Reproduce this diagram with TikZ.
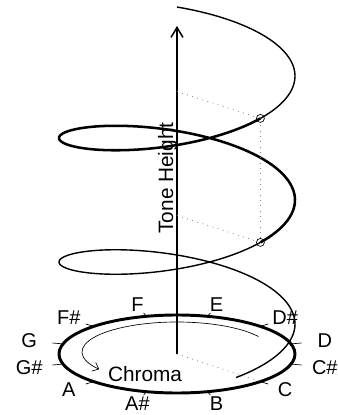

^^^^^^^^

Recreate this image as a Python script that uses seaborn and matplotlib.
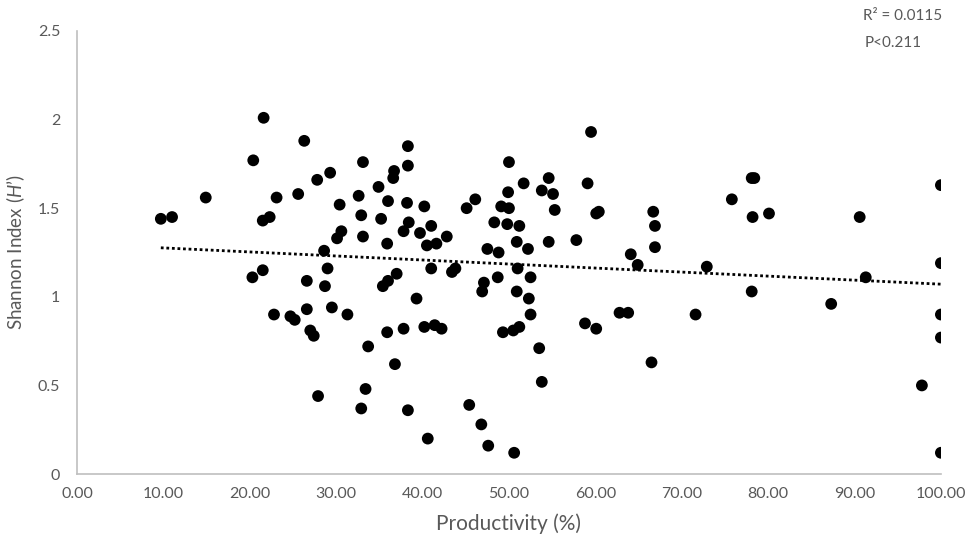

^^^^^^^^

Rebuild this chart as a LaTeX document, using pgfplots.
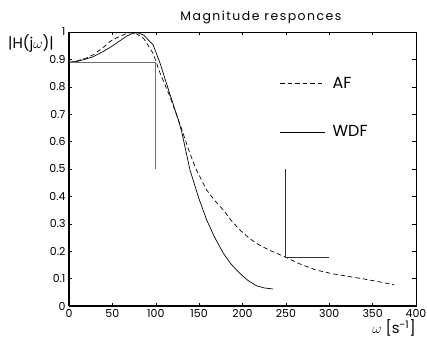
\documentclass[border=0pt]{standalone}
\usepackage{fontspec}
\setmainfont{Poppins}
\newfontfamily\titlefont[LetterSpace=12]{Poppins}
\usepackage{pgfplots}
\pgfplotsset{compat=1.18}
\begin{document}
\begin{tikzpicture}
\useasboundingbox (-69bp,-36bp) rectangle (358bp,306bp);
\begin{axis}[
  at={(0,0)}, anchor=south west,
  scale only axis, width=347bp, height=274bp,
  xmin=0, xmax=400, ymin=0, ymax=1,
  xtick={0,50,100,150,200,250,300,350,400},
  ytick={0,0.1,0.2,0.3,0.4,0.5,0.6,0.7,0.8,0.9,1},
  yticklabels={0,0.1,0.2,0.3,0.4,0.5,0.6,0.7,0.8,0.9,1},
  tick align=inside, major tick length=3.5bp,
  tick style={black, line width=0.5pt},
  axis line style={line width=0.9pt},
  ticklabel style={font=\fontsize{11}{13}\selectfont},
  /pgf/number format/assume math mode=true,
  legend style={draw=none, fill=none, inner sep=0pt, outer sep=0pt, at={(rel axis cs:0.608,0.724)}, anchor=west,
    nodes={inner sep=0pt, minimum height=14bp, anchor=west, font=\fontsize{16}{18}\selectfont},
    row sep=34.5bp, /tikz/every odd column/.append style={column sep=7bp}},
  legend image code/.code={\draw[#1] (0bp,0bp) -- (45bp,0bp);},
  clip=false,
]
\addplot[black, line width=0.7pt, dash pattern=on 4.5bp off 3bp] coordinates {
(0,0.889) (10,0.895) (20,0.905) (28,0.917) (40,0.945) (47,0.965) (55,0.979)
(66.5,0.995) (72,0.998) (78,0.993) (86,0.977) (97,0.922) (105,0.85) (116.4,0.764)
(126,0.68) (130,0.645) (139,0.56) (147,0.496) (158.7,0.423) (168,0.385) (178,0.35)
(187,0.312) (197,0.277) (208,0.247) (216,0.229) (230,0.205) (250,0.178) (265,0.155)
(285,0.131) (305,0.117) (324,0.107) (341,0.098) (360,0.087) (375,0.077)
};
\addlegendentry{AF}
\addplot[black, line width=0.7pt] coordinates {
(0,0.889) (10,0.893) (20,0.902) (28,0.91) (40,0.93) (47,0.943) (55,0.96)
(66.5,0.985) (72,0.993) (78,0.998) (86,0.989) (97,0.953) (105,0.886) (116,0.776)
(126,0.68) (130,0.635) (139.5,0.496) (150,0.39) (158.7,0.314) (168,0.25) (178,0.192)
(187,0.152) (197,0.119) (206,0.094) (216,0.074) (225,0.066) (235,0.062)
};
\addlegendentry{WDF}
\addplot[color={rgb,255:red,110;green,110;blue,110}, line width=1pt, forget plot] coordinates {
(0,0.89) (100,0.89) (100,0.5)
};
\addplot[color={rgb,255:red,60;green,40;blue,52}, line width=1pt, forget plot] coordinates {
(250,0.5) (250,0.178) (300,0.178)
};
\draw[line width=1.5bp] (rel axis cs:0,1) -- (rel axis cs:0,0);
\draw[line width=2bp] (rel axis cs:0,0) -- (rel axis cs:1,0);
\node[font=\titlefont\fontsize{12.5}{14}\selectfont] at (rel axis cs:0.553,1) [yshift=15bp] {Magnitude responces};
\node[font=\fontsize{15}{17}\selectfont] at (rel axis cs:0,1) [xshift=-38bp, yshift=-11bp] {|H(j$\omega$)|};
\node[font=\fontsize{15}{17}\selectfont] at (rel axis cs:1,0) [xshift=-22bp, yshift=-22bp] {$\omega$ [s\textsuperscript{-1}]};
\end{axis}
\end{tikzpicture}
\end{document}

^^^^^^^^

Task brief => Exactly how many lines of the listing above contain the string "image"? Give no more than the number.

Solution for this task => 2